Exercise aim - Your task is to retype the lines from the opening of the material through the line that includes "import numpy as np". Do not copy the pictures.

** BEGIN **

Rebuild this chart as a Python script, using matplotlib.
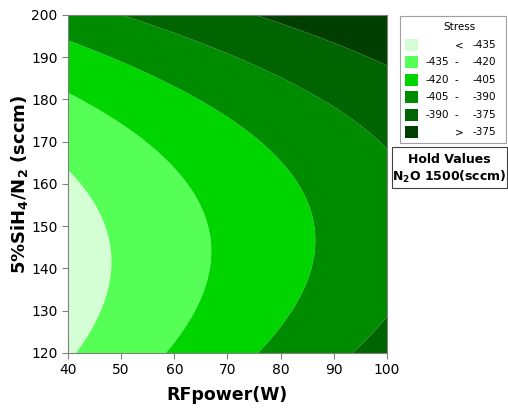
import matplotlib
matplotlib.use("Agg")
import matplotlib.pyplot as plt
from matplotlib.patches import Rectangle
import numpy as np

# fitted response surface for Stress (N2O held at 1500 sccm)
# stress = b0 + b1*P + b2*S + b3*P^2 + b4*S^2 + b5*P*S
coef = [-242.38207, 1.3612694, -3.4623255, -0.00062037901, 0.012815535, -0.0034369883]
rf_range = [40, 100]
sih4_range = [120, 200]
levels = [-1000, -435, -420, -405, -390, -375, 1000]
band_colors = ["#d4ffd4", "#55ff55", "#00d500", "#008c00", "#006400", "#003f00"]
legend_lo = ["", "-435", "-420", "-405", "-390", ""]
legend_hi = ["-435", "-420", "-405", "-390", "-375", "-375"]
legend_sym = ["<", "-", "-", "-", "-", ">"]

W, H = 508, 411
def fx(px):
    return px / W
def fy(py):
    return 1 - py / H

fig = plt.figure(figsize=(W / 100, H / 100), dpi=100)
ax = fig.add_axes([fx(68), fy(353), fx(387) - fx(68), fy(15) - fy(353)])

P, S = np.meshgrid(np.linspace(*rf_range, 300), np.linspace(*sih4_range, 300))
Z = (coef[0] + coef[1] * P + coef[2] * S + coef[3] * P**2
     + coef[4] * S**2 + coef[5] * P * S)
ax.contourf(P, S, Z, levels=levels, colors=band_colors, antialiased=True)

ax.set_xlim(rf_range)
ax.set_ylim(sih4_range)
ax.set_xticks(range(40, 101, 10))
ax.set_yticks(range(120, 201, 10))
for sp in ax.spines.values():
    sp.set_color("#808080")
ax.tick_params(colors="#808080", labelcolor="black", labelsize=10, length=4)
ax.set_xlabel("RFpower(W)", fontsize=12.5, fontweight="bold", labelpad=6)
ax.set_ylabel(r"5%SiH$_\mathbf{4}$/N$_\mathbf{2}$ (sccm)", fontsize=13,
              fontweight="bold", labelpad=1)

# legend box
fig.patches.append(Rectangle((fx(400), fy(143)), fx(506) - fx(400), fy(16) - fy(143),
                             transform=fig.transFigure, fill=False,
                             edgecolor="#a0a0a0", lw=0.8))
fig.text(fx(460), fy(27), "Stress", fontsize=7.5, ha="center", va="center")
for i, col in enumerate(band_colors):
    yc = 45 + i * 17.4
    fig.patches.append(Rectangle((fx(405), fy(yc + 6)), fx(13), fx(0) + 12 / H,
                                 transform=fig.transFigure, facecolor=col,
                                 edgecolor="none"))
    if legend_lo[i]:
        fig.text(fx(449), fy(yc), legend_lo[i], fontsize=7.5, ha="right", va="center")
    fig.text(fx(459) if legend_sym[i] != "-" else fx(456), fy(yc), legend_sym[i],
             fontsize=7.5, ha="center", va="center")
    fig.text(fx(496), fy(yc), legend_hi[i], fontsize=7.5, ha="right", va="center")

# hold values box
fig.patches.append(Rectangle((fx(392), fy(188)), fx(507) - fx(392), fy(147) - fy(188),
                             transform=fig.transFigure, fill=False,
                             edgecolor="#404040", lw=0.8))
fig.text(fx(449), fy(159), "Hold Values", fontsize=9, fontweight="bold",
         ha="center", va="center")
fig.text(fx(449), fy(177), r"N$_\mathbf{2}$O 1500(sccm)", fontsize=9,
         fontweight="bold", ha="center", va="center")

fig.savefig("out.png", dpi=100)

** END **

In response -
Rebuild this chart as a Python script, using matplotlib.
import matplotlib
matplotlib.use("Agg")
import matplotlib.pyplot as plt
from matplotlib.patches import Rectangle
import numpy as np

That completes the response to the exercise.